The Wedding Feast Anticipated
Our hope — to gaze upon Christ face-to-face — is sure and firm, unshakable and certain, because it is founded on the very promise of Christ himself: “I will come again and will take you to myself” (Jn 14:3). This is why the liturgy is suffused with joy. This is why we anticipate the festival. This is the reason for song, for incense and fire, for candlelight, flowers, and splendid vesture. The liturgy is the irrepressible hope of the Church anticipating what has been promised, dancing before the wedding feast has begun.
“Without having seen Christ, we love Him; though we do not now see Him we believe in Him and rejoice with unutterable and exalted joy” ( cf.1 P 1:8). So sure are we of obtaining what we long for, that we cannot wait for the wedding banquet to begin the feast! The Church is sure of her reunion with the Bridegroom. The entire liturgy attests to her hope. In the Credo: “He will come again in glory to judge the living and the dead.” At the heart of the Eucharistic Prayer: “We make known your death, O Lord, and we confess your resurrection, until you come!” After the Our Father: “. . . as we await the blessed hope, the coming of our Saviour Jesus Christ.”

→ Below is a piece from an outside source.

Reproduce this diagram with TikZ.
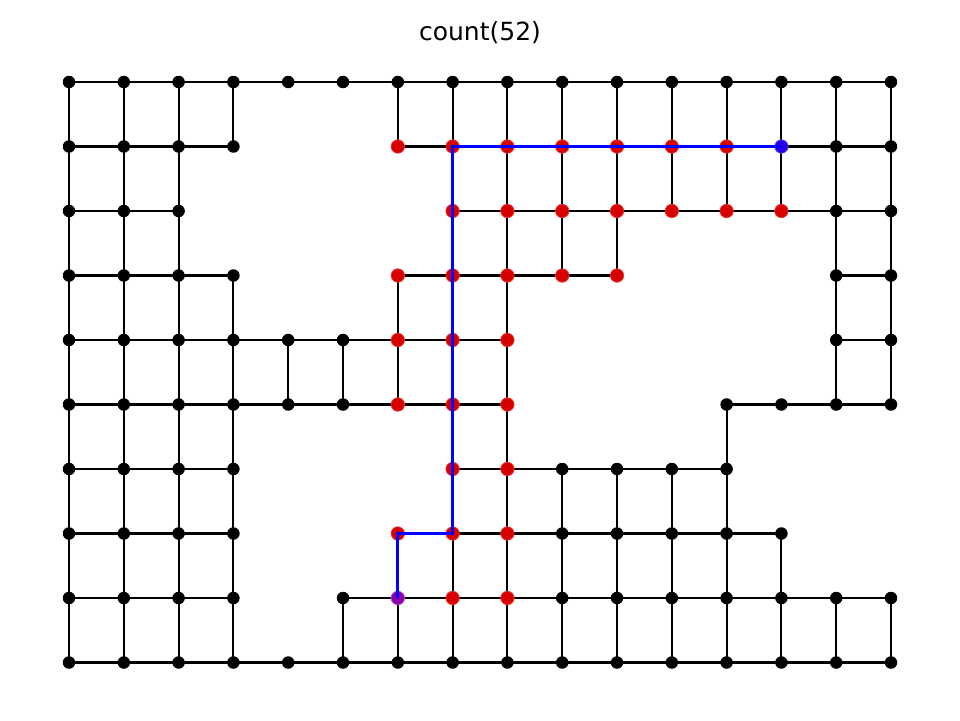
\documentclass[tikz,border=0pt]{standalone}
\usepackage{fontspec}
\setmainfont{DejaVu Sans}
\pgfdeclarelayer{bg}
\pgfsetlayers{bg,main}
\definecolor{vred}{RGB}{215,0,0}
\definecolor{vredline}{RGB}{235,60,60}
\definecolor{vstart}{RGB}{40,0,230}
\definecolor{vend}{RGB}{140,0,170}
\definecolor{pblue}{RGB}{0,0,255}
\begin{document}
\begin{tikzpicture}[x=1pt,y=-1pt,
  vtx/.style={circle,fill=black,inner sep=0pt,minimum size=12.5pt},
  vis/.style={circle,fill=vred,draw=vredline,line width=0.7pt,inner sep=0pt,minimum size=13.5pt},
  vstartnode/.style={circle,fill=vstart,draw=vstart!70!white,line width=0.7pt,inner sep=0pt,minimum size=13.5pt},
  vendnode/.style={circle,fill=vend,draw=vend!70!white,line width=0.7pt,inner sep=0pt,minimum size=13.5pt},
  gedge/.style={line width=2.1pt,black},
  pathedge/.style={line width=3pt,pblue,line join=miter}]
\useasboundingbox (0,0) rectangle (960,720);
\node[font=\fontsize{25}{30}\selectfont] (title) at (480,33) {count(52)};
% black vertices
\foreach \r/\cols in {
  0/{0,1,2,3,4,5,6,7,8,9,10,11,12,13,14,15},
  1/{0,1,2,3,14,15},
  2/{0,1,2,14,15},
  3/{0,1,2,3,14,15},
  4/{0,1,2,3,4,5,14,15},
  5/{0,1,2,3,4,5,12,13,14,15},
  6/{0,1,2,3,9,10,11,12},
  7/{0,1,2,3,9,10,11,12,13},
  8/{0,1,2,3,5,9,10,11,12,13,14,15},
  9/{0,1,2,3,4,5,6,7,8,9,10,11,12,13,14,15}}{
  \foreach \c in \cols {
    \node[vtx] (n-\r-\c) at ({69+54.8*\c},{82+64.5*\r}) {};
  }
}
% visited vertices
\foreach \r/\cols in {
  1/{6,7,8,9,10,11,12},
  2/{7,8,9,10,11,12,13},
  3/{6,7,8,9,10},
  4/{6,7,8},
  5/{6,7,8},
  6/{7,8},
  7/{6,7,8},
  8/{7,8}}{
  \foreach \c in \cols {
    \node[vis] (n-\r-\c) at ({69+54.8*\c},{82+64.5*\r}) {};
  }
}
\node[vstartnode] (n-1-13) at ({69+54.8*13},{82+64.5*1}) {};
\node[vendnode] (n-8-6) at ({69+54.8*6},{82+64.5*8}) {};
% edges
\begin{pgfonlayer}{bg}
\foreach \r/\a/\e in {0/0/14,1/0/2,1/6/14,2/0/1,2/7/14,3/0/2,3/6/9,3/14/14,
  4/0/7,4/14/14,5/0/7,5/12/14,6/0/2,6/7/11,7/0/2,7/6/12,8/0/2,8/5/14,9/0/14}{
  \foreach \c [evaluate=\c as \d using int(\c+1)] in {\a,...,\e} {
    \draw[gedge] (n-\r-\c.center) -- (n-\r-\d.center);
  }
}
\foreach \r/\cols in {
  0/{0,1,2,3,6,7,8,9,10,11,12,13,14,15},
  1/{0,1,2,7,8,9,10,11,12,13,14,15},
  2/{0,1,2,7,8,9,10,14,15},
  3/{0,1,2,3,6,7,8,14,15},
  4/{0,1,2,3,4,5,6,7,8,14,15},
  5/{0,1,2,3,7,8,12},
  6/{0,1,2,3,7,8,9,10,11,12},
  7/{0,1,2,3,6,7,8,9,10,11,12,13},
  8/{0,1,2,3,5,6,7,8,9,10,11,12,13,14,15}}{
  \pgfmathtruncatemacro{\s}{\r+1}
  \foreach \c in \cols {
    \draw[gedge] (n-\r-\c.center) -- (n-\s-\c.center);
  }
}
\end{pgfonlayer}
% found path
\draw[pathedge] (n-1-13.center) -- (n-1-7.center) -- (n-7-7.center) -- (n-7-6.center) -- (n-8-6.center);
\end{tikzpicture}
\end{document}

Stay Awake and Stand Ready
“As for the day and the hour, no one knows it, neither the angels of heaven, nor the Son, no one but the Father” (Mk 13:32). If we “stay awake and stand ready”( Mt 24:42), if we “stay awake, praying at all times” (Lk 21:36), if we are faithful to the foretaste of heaven in the festival of the liturgy, receiving the sacred mysteries of Christ’s Body and Blood, the day and the hour of His return will be the glorious revelation of a life already shared, of an intimacy already familiar, that of the Bridegroom and the Bride, Christ and His Church. “Surely, I am coming soon. Amen. Come, Lord Jesus!” (Rev 22:20).